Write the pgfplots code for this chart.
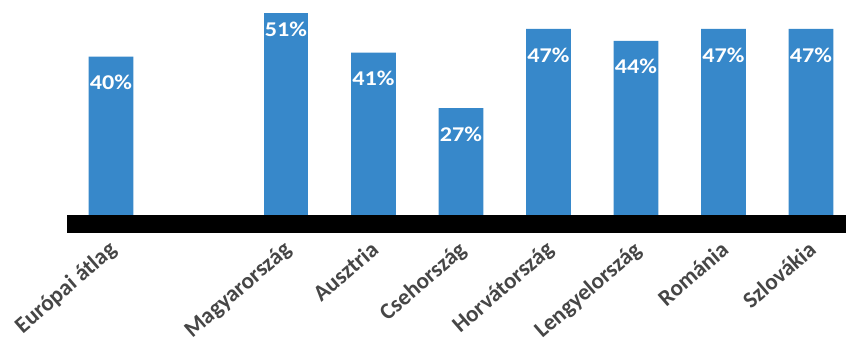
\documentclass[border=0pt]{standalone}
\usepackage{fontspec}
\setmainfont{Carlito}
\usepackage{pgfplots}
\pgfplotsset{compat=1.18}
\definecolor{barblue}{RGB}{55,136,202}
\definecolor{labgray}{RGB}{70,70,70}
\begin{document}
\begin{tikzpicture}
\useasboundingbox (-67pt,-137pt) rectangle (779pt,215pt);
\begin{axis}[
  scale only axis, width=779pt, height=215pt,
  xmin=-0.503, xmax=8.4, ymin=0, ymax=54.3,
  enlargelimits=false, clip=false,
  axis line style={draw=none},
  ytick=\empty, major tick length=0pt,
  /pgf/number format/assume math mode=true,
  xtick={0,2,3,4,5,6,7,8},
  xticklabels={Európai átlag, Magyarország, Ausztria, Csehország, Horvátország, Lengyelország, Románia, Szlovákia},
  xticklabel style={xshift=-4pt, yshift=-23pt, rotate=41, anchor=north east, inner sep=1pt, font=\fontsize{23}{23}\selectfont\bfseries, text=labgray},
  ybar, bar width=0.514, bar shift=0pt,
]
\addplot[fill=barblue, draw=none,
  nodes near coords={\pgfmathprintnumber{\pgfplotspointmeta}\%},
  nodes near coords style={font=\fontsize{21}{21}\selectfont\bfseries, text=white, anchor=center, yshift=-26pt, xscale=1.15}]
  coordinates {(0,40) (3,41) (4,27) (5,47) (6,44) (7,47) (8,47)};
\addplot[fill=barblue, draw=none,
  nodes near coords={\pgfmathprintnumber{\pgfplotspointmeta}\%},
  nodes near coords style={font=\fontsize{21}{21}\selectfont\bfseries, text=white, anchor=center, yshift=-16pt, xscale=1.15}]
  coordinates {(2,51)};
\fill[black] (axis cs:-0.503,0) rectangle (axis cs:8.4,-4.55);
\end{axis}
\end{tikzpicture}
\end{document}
--
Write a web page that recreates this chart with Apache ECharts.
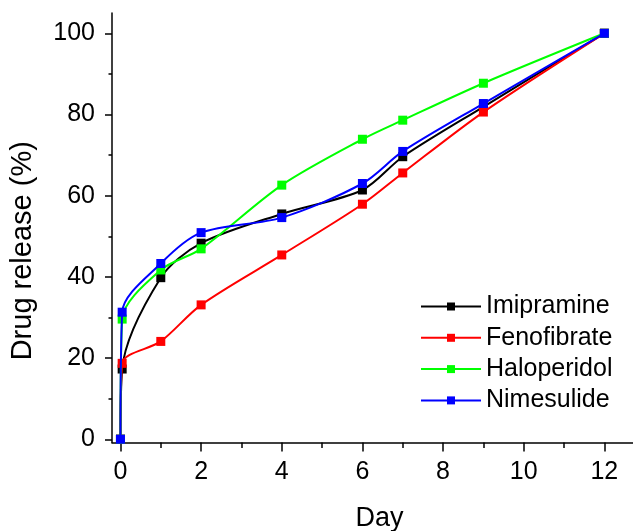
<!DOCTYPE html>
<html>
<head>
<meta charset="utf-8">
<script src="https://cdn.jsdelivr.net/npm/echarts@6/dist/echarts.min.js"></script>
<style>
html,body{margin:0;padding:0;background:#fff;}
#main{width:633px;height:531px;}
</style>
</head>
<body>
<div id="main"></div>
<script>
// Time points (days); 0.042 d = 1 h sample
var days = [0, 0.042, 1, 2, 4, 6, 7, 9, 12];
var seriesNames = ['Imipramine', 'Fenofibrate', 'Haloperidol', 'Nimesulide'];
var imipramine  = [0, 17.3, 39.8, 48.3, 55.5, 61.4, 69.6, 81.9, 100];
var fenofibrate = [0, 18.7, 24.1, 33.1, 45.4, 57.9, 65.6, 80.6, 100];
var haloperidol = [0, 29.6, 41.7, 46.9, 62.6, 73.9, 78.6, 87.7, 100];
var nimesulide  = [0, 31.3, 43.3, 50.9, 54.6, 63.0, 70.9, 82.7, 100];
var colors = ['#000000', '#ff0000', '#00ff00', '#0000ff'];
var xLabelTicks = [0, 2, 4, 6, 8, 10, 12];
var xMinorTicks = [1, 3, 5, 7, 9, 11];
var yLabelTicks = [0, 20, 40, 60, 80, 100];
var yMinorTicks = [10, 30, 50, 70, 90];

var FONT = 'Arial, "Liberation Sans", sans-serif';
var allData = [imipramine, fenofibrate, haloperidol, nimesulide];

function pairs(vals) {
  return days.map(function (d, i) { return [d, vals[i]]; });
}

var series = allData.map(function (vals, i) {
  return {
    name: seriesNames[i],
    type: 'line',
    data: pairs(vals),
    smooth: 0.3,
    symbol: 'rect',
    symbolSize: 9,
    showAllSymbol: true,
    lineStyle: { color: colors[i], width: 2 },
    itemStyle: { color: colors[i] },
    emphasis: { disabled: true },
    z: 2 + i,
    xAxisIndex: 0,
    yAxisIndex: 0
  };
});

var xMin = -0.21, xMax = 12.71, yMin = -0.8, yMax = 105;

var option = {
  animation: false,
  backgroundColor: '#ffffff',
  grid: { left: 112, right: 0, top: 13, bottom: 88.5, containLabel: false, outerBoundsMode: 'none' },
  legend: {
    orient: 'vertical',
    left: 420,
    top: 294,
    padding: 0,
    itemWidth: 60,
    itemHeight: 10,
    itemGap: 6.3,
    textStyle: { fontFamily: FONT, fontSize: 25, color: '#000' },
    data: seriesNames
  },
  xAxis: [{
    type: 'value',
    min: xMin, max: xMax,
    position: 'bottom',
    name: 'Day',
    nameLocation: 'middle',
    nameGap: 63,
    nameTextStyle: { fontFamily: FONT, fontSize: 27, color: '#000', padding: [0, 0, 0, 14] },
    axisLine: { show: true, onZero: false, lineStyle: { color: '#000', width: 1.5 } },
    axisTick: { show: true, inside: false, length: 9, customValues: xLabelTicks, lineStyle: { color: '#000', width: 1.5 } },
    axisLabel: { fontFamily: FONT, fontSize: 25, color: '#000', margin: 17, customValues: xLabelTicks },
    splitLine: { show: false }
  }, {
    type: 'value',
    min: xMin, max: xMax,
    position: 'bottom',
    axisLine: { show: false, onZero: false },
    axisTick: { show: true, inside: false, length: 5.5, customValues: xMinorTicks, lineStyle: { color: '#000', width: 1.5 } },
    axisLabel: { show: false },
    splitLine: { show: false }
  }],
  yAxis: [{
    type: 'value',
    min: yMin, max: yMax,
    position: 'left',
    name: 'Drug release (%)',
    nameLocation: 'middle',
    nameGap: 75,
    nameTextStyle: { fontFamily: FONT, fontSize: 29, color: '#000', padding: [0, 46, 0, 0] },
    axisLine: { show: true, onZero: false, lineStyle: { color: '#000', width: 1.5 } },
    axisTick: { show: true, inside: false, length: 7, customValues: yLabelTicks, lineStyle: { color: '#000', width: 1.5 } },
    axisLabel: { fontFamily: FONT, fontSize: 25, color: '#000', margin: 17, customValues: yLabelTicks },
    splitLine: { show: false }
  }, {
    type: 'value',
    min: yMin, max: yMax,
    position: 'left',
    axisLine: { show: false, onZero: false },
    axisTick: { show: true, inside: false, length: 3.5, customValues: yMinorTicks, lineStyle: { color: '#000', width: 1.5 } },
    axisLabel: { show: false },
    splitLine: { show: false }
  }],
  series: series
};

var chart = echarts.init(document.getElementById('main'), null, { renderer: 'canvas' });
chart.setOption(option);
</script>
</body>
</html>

◆ Work to do ◆
Using the entries above, transcribe every line from the line containing "Write a web" through the line containing "fenofibrate, haloperidol, nimesulide];". Do not copy pictures.

◆ Answer in full ◆
Write a web page that recreates this chart with Apache ECharts.
<!DOCTYPE html>
<html>
<head>
<meta charset="utf-8">
<script src="https://cdn.jsdelivr.net/npm/echarts@6/dist/echarts.min.js"></script>
<style>
html,body{margin:0;padding:0;background:#fff;}
#main{width:633px;height:531px;}
</style>
</head>
<body>
<div id="main"></div>
<script>
// Time points (days); 0.042 d = 1 h sample
var days = [0, 0.042, 1, 2, 4, 6, 7, 9, 12];
var seriesNames = ['Imipramine', 'Fenofibrate', 'Haloperidol', 'Nimesulide'];
var imipramine  = [0, 17.3, 39.8, 48.3, 55.5, 61.4, 69.6, 81.9, 100];
var fenofibrate = [0, 18.7, 24.1, 33.1, 45.4, 57.9, 65.6, 80.6, 100];
var haloperidol = [0, 29.6, 41.7, 46.9, 62.6, 73.9, 78.6, 87.7, 100];
var nimesulide  = [0, 31.3, 43.3, 50.9, 54.6, 63.0, 70.9, 82.7, 100];
var colors = ['#000000', '#ff0000', '#00ff00', '#0000ff'];
var xLabelTicks = [0, 2, 4, 6, 8, 10, 12];
var xMinorTicks = [1, 3, 5, 7, 9, 11];
var yLabelTicks = [0, 20, 40, 60, 80, 100];
var yMinorTicks = [10, 30, 50, 70, 90];

var FONT = 'Arial, "Liberation Sans", sans-serif';
var allData = [imipramine, fenofibrate, haloperidol, nimesulide];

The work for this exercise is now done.